No Brasil republicano, em especial (mas não somente) durante a ditadura militar de 1964-85, a censura imperou em todos os meios de comunicação. Antes, na maior parte do período colonial, o Brasil sequer podia ter uma gráfica. Mas, contra esses fatos, sempre houve o contraponto – revolucionários e intelectuais que chegaram a dar a própria vida na luta pela liberdade.
No Brasil, a Comissão da Verdade está começando a fazer seu trabalho na investigação à tortura e violação dos direitos humanos. Já de algum tempo, alguns estudiosos fizeram levantamentos sobre a censura no cinema, na música, no teatro, no rádio e na televisão.
Em dezembro do ano passado, a Edusp/Fapesp lançou Repressão e Resistência: Censura de Livros na Ditadura Militar, de Sandra Reimão, analisando este setor específico de comunicação.
A autora constatou, na documentação que encontrou de uma lista de quase 500 livros, de ficção ou não, submetidos ao Departamento de Censura e Diversões Pública da ditadura, que cerca de 140 eram de autores nacionais, dos quais 70 foram proibidos. Ela considerou mais emblemáticas a censura aos romances e contos Feliz Ano Novo, de Rubem Fonseca; Zero, de Inácio de Loyola Brandão; Dez Estórias Imorais, de Aguinaldo Silva; Em Câmara Lenta, de Renato Tapajós; Mister Curitiba, de Dalton Trevisan; e O Cobrador, de Rubem Fonseca. Dos estudos e análises proibidos pelos ditadores, ela destacou O Mundo do Socialismo, de Caio Prado Jr.; A Universidade Necessária, de Darcy Ribeiro; A Mulher na Construção do Mundo Futuro, de Rose Marie Muraro; O Despertar da Revolução Brasileira, de Márcio Moreira Alves; História Militar do Brasil, de Nelson Werneck Sodré; e O Poder Jovem, de Arthur José Poerner.

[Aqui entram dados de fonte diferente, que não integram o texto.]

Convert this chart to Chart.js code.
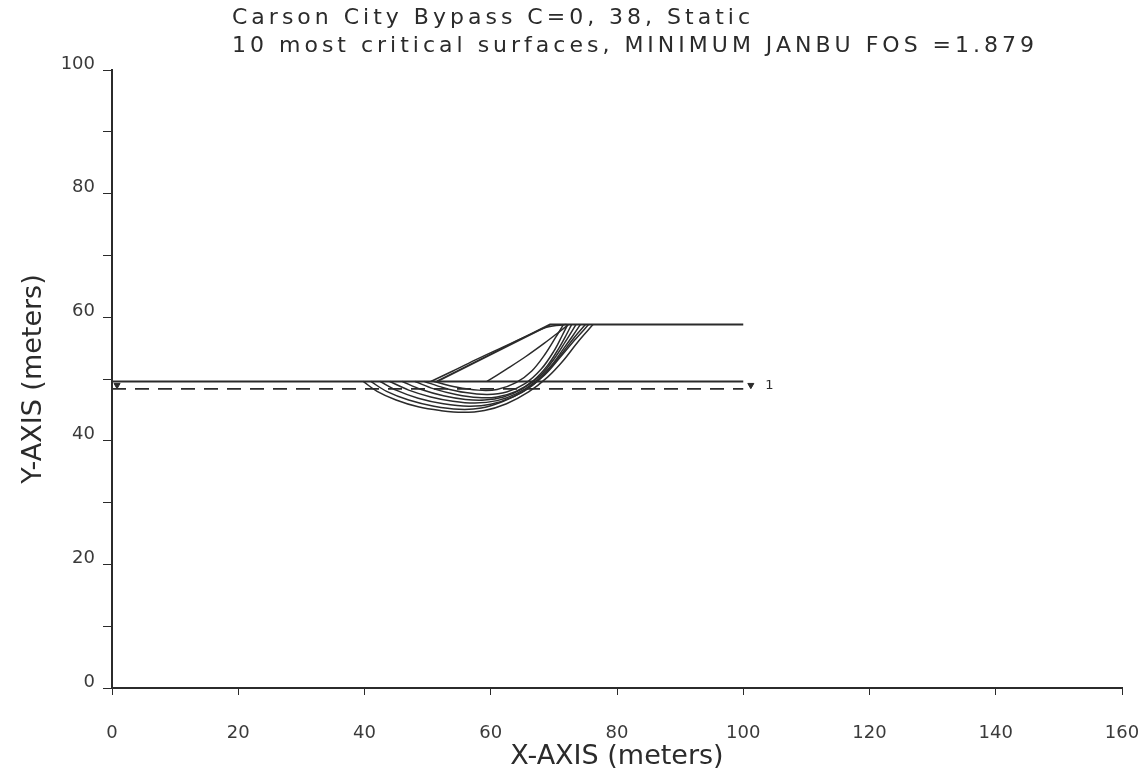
<!DOCTYPE html>
<html>
<head>
<meta charset="utf-8">
<script src="https://cdn.jsdelivr.net/npm/chart.js@4"></script>
<style>
  html, body { margin: 0; padding: 0; background: #fff; }
  #wrap { width: 1148px; height: 783px; position: relative; }
</style>
</head>
<body>
<div id="wrap"><canvas id="slopeChart"></canvas></div>
<script>
"use strict";

const titleLines = [
  "Carson City Bypass C=0, 38, Static",
  "10 most critical surfaces, MINIMUM JANBU FOS =1.879"
];
const xTitle = "X-AXIS (meters)";
const yTitle = "Y-AXIS (meters)";

// ground and embankment profile (m)
const baseLine = [[0, 49.6], [100, 49.6]];
const embankment = [[51.5, 49.6], [69.4, 58.8], [100, 58.8]];
const waterTable = [[0, 48.4], [100, 48.4]];
const waterMarkers = [[0.8, 49.0], [101.2, 49.0]];
const waterLabel = "1";

// ten most critical slip surfaces (x, y in m)
const surface1 = [[50.5, 49.6], [54, 51.3], [58, 53.3], [62, 55.2], [66, 57.1], [69, 58.4], [72, 58.8]];
const surface2 = [[59.4, 49.6], [62.5, 51.6], [65.5, 53.6], [68.5, 55.8], [70.8, 57.6], [72.3, 58.8]];
const surface3 = [[39.8, 49.6], [42, 48.0], [45, 46.6], [48.5, 45.5], [52, 44.9], [55.5, 44.6], [59, 44.9], [62.5, 46.0], [66, 47.9], [69, 50.3], [71.5, 53.0], [73.8, 56.0], [76.2, 58.8]];
const surface4 = [[41, 49.6], [43.5, 48.0], [47, 46.6], [51, 45.6], [55, 45.1], [58.5, 45.3], [62, 46.4], [65.5, 48.2], [68.5, 50.6], [71, 53.5], [73.3, 56.3], [75.5, 58.8]];
const surface5 = [[42.5, 49.6], [45, 48.2], [48.5, 46.9], [52.5, 46.0], [56.5, 45.6], [60, 45.9], [63.5, 47.1], [66.5, 48.9], [69.2, 51.5], [71.4, 54.3], [73.3, 56.8], [75, 58.8]];
const surface6 = [[44, 49.6], [47, 48.2], [50.5, 47.1], [54, 46.4], [57.5, 46.1], [61, 46.5], [64, 47.6], [67, 49.5], [69.6, 52.2], [71.6, 55.0], [73, 57.0], [74.2, 58.8]];
const surface7 = [[46, 49.6], [49, 48.3], [52.5, 47.3], [56, 46.7], [59, 46.6], [62, 47.1], [65, 48.4], [67.8, 50.5], [70, 53.2], [71.8, 56.0], [73.5, 58.8]];
const surface8 = [[48, 49.6], [51, 48.4], [54.5, 47.5], [58, 47.0], [61, 47.1], [64, 48.0], [66.8, 49.8], [69, 52.2], [70.8, 55.0], [72, 57.2], [72.8, 58.8]];
const surface9 = [[49.5, 49.6], [52.5, 48.6], [56, 47.8], [59.5, 47.5], [62.5, 47.9], [65.5, 49.3], [68, 51.6], [70, 54.5], [71.3, 57.0], [72.2, 58.8]];
const surface10 = [[51, 49.6], [54.5, 48.7], [58, 48.2], [61, 48.3], [64, 49.4], [66.5, 51.3], [68.6, 54.0], [70.2, 56.6], [71.5, 58.8]];

const surfaces = [surface1, surface2, surface3, surface4, surface5,
  surface6, surface7, surface8, surface9, surface10];

const INK = "#2b2b2b";
const FONT = "'DejaVu Sans', sans-serif";

const toPoints = (arr) => arr.map(([x, y]) => ({ x, y }));

function lineSet(arr, extra = {}) {
  return Object.assign({
    data: toPoints(arr),
    showLine: true,
    borderColor: INK,
    borderWidth: 1.6,
    pointRadius: 0,
    tension: 0,
    fill: false
  }, extra);
}

const datasets = [
  lineSet(baseLine, { borderWidth: 2 }),
  lineSet(embankment, { borderWidth: 2 }),
  lineSet(waterTable, { borderDash: [14, 9], borderWidth: 1.8 }),
  {
    data: toPoints(waterMarkers),
    showLine: false,
    pointStyle: "triangle",
    rotation: 180,
    pointRadius: 3.5,
    backgroundColor: INK,
    borderColor: INK
  }
];
surfaces.forEach((s) => datasets.push(lineSet(s, { tension: 0.35, borderWidth: 1.5 })));

const headerPlugin = {
  id: "header",
  afterDraw(chart) {
    const { ctx, chartArea, scales } = chart;
    ctx.save();
    ctx.fillStyle = INK;
    ctx.font = `22px ${FONT}`;
    ctx.letterSpacing = "4px";
    ctx.textBaseline = "middle";
    ctx.textAlign = "left";
    ctx.fillText(titleLines[0], chartArea.left + 120, 18);
    ctx.fillText(titleLines[1], chartArea.left + 120, 46);

    // water table number beside the end marker
    const last = waterTable[waterTable.length - 1];
    ctx.font = `13px ${FONT}`;
    ctx.letterSpacing = "0px";
    ctx.fillText(waterLabel, scales.x.getPixelForValue(last[0] + 3.5), scales.y.getPixelForValue(last[1] + 0.6));
    ctx.restore();
  }
};

new Chart(document.getElementById("slopeChart"), {
  type: "scatter",
  data: { datasets },
  plugins: [headerPlugin],
  options: {
    responsive: true,
    maintainAspectRatio: false,
    animation: false,
    layout: { padding: { top: 70, right: 26, left: 0, bottom: 0 } },
    plugins: {
      legend: { display: false },
      tooltip: { enabled: false },
      title: { display: false }
    },
    scales: {
      x: {
        type: "linear",
        min: 0,
        max: 160,
        afterFit(scale) {
          scale.height = 95;
          scale.paddingLeft = 0;
          scale.paddingRight = 0;
        },
        border: { display: true, color: INK, width: 2 },
        grid: { drawOnChartArea: false, tickLength: 7, color: INK, tickWidth: 1 },
        ticks: {
          stepSize: 20,
          color: "#3a3a3a",
          padding: 28,
          font: { family: FONT, size: 18 }
        },
        title: {
          display: true,
          text: xTitle,
          color: INK,
          font: { family: FONT, size: 27 },
          padding: { top: 0, bottom: 10 }
        }
      },
      y: {
        type: "linear",
        min: 0,
        max: 100,
        afterFit(scale) {
          scale.width = 112;
          scale.paddingTop = 0;
          scale.paddingBottom = 0;
        },
        border: { display: true, color: INK, width: 2 },
        grid: {
          drawOnChartArea: false,
          tickLength: 9,
          color: INK,
          tickWidth: 1
        },
        ticks: {
          stepSize: 10,
          color: "#3a3a3a",
          padding: 8,
          labelOffset: -6,
          font: { family: FONT, size: 18 },
          callback: (v) => (v % 20 === 0 ? String(v) : "")
        },
        title: {
          display: true,
          text: yTitle,
          color: INK,
          font: { family: FONT, size: 27 },
          padding: { top: 18, bottom: 0 }
        }
      }
    }
  }
});
</script>
</body>
</html>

Não apenas obras, mas também editoras foram fechadas ou perseguidas pelos militares. Logo no dia 3 de abril de 1964, os golpistas fecharam a Editorial Vitória, do Partido Comunista Brasileiro, PCB. Em entrevista ao Jornal da ABI, edição de maio de 2012, Sandra disse que, do golpe até o Ato Institucional número 5, de dezembro de 1968, “a censura a livros no Brasil foi marcada por uma atuação confusa e multifacetada e pela ausência de critérios, mesclando batidas policiais, apreensões, confiscos e coerção física”.
Em 26 de janeiro de 1970, os ditadores baixaram o Decreto-Lei 1.077, assinado pelo general Emílio G. MédIci e pelo ministro Alfredo Buzaid, considerando que a Constituição não tolerava “publicações e exteriorizações contrárias à moral e aos costumes” e que era necessário “proteger a instituição da família, preserva-lhe os valores éticos e assegurar a formação sadia e digna da mocidade”. Os donos do poder vituperavam “algumas revistas” que faziam “publicações obscenas” e programas de televisão “contrários à moral e aos bons costumes”. Atacavam também livros que ofendiam “frontalmente à moral comum”, insinuavam “o amor livre”, assim ameaçando “destruir os valores morais da sociedade brasileira”. Por trás de tais obras estava “um plano subversivo, que põe em risco a segurança nacional”. Era ordenado, então, que o Departamento de Polícia Federal não tolerasse “as publicações e exteriorizações contrárias à moral e aos bons costumes quaisquer que sejam os meios de comunicação”. Para isso, a polícia ficava incumbida de “verificar, quando julgar necessário, antes da divulgação de livros e periódicos, a existência de matéria” que fosse “ofensiva à moral e aos bons costumes”. Publicações vindas do estrangeiro também ficavam sujeitas à verificação. Os infratores, além da responsabilidade criminal, ainda seriam multados e obrigados a queimar os exemplares da publicação.
A pesquisadora diz que os censores faziam “uma correlação clara entre a destruição dos valores morais e a segurança nacional”. Devido ao protesto de escritores como Jorge Amado e Érico Veríssimo, os governantes liberaram de avaliação prévia as obras “de caráter estritamente filosófico, científico, técnico e didático, bem como as que não versarem sobre temas referentes a sexo, moralidade pública e bons costumes”. No entanto, continuaram perseguindo autores e editores, prendendo-os ou impossibilitando a continuidade das empresas editoriais, valendo-se da pressão econômica, como fizeram com Ênio Silveira e sua Editora Civilização Brasileira, que será assunto do próximo artigo.